The central point is not difficult to grasp even if the implications are far-reaching. The Prince of Wales made the point well recently when he said :

"Most of all, we have to find a way of doing something about the burden of international debt. I really don't see how developing countries can be expected to achieve sustainable development and at the same time meet huge debt repayments."

If there is to be any hope for development in the 1990s, debt relief is essential. The Government should realise that there are several policies that they could and should implement. First, tax relief on provisions set aside by commercial banks should be made conditional on debt relief. Debts must be written down in practice, not just on paper.

Secondly, new procedures must be established to adjudicate on illegitimate debts involving allegations of corruption such as the $2.3 billion nuclear power station in the Philippines to which I referred.

Thirdly, the Government should consider establishing a special scheme to give additional debt relief to finance environmental protection measures in developing countries. That should apply not just to national parks but to major reforms such as agrarian reform aimed at reducing a country's dependence on exploiting and exporting natural resources and finding sustainable livelihoods for the poor. Fourthly, Governments should revise the instructions to the IMF and the World bank so that they can be more assertive in pursuing debt reduction.

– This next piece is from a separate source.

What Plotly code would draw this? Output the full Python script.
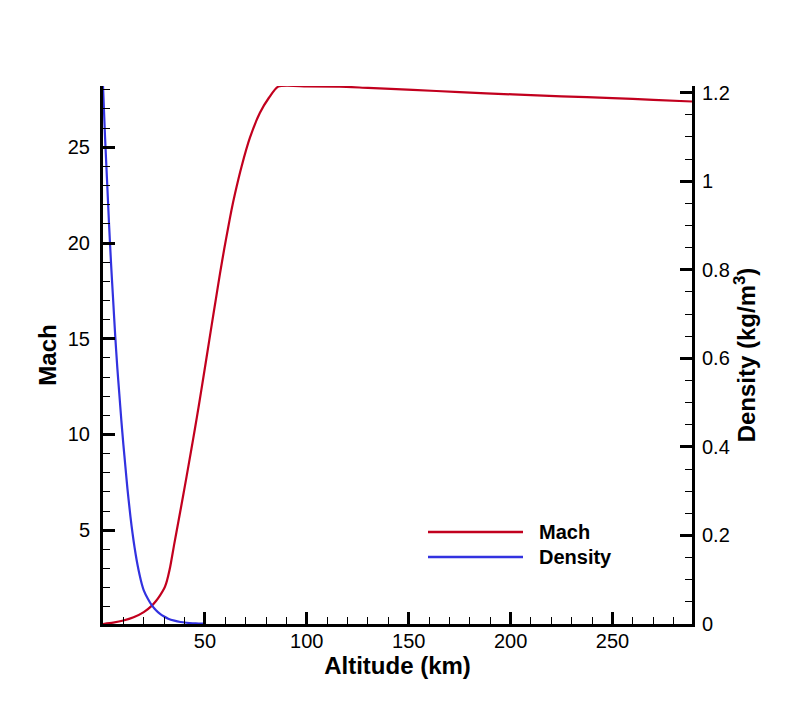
import plotly.graph_objects as go

# Mach vs altitude
mach_alt = [0, 5, 10, 15, 20, 24, 26, 28, 30, 31, 32, 33, 35, 37, 39.4, 41, 43.4, 45.1, 47, 49.2,
            51, 53.3, 55.5, 57.4, 59.5, 61.4, 63, 64.7, 68, 72.1, 77, 81.5, 86,
            100, 116, 130, 152, 175, 201, 225, 250, 270, 289]
mach_val = [0.10, 0.17, 0.28, 0.45, 0.72, 1.06, 1.30, 1.60, 1.95, 2.22, 2.62, 3.10, 4.30, 5.45, 6.85, 7.80, 9.25, 10.30, 11.50, 12.95,
            14.15, 15.70, 17.15, 18.40, 19.70, 20.80, 21.70, 22.55, 24.00, 25.50, 26.80, 27.60, 28.17,
            28.18, 28.17, 28.10, 28.00, 27.88, 27.76, 27.66, 27.57, 27.48, 27.39]

# Density vs altitude
dens_alt = [0, 1, 2, 3, 4, 5, 6, 7, 8, 9, 10, 11, 12, 13, 14, 15, 16, 17, 18, 19, 20,
            22, 24, 26, 28, 30, 32, 35, 38, 41, 44, 47, 50]
dens_val = [1.215, 1.10, 1.00, 0.90, 0.81, 0.73, 0.65, 0.58, 0.52, 0.46, 0.405, 0.355, 0.305, 0.262, 0.222, 0.188, 0.158, 0.132, 0.110, 0.091, 0.076,
            0.057, 0.042, 0.031, 0.023, 0.017, 0.012, 0.0075, 0.0045, 0.0028, 0.0017, 0.0011, 0.0007]

x_ticks = [50, 100, 150, 200, 250]

FONT = "Arial, 'Liberation Sans', sans-serif"
RED = "#c2001e"
BLUE = "#3232e0"

fig = go.Figure()
fig.add_trace(go.Scatter(x=mach_alt, y=mach_val, mode="lines", name="Mach",
                         line=dict(color=RED, width=2.2, shape="spline", smoothing=0.6), yaxis="y"))
fig.add_trace(go.Scatter(x=dens_alt, y=dens_val, mode="lines", name="Density",
                         line=dict(color=BLUE, width=2.2, shape="spline", smoothing=0.6), yaxis="y2"))

axis_common = dict(showgrid=False, zeroline=False, showline=True, linecolor="black", linewidth=3,
                   ticks="inside", tickcolor="black", tickwidth=2.5, ticklen=12,
                   tickfont=dict(family=FONT, size=20, color="black"))

TITLE_FONT = dict(family=FONT, size=24, color="black")

fig.update_layout(
    width=790, height=702,
    margin=dict(l=103, r=98, t=86, b=78),
    paper_bgcolor="white", plot_bgcolor="white",
    showlegend=False,
    xaxis=dict(range=[0, 289], tickvals=x_ticks,
               minor=dict(dtick=10, tick0=0, ticks="inside", ticklen=7, tickwidth=1, tickcolor="black"),
               title=dict(text="<b>Altitude (km)</b>", font=TITLE_FONT, standoff=0),
               ticklabelstandoff=-3,
               **axis_common),
    yaxis=dict(range=[0.1, 28.2], dtick=5, tick0=0,
               minor=dict(dtick=1, tick0=0, ticks="inside", ticklen=7, tickwidth=1, tickcolor="black"),
               title=dict(text="<b>Mach</b>", font=TITLE_FONT, standoff=5),
               ticklabelstandoff=6,
               **axis_common),
    yaxis2=dict(range=[0, 1.215], dtick=0.2, tick0=0, overlaying="y", side="right",
                minor=dict(dtick=0.05, tick0=0, ticks="inside", ticklen=7, tickwidth=1, tickcolor="black"),
                title=dict(text="<b>Density (kg/m<sup>3</sup>)</b>", font=TITLE_FONT, standoff=8),
                ticklabelstandoff=3,
                **axis_common),
)

# manual legend
legend_items = [("Mach", RED, 532), ("Density", BLUE, 557)]
for name, color, ypx in legend_items:
    fig.add_shape(type="line", xref="paper", yref="paper",
                  x0=(428 - 103) / 589, x1=(523 - 103) / 589,
                  y0=(624 - ypx) / 538, y1=(624 - ypx) / 538,
                  line=dict(color=color, width=2.5))
    fig.add_annotation(xref="paper", yref="paper", x=(537 - 103) / 589, y=(624 - ypx) / 538,
                       xanchor="left", yanchor="middle", showarrow=False,
                       text=f"<b>{name}</b>", font=dict(family=FONT, size=20, color="black"))

fig.write_html("out.html")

Fifthly, the Government must back international debt relief initiatives with legislation and regulations that ensure that all commercial banks take their share of the burden.

Finally, new initiatives on commercial debt must be accompanied by substantial action on official debt. The new Trinidad terms are another welcome small step, but they leave out many countries. They also leave out the EEC and World bank debt and they leave too much debt still to be paid by the very poorest of all.

In his speech setting out the Trinidad terms for dealing with debt owed by the poorest countries to Governments and official agencies, the then Chancellor of the Exchequer said :

"I would look for a comparable response from the banks in the claims they hold."

If the Government want to show how seriously they take their new Prime Minister's words, they could start translating those hopes into regulations to promote reductions in commercial debt.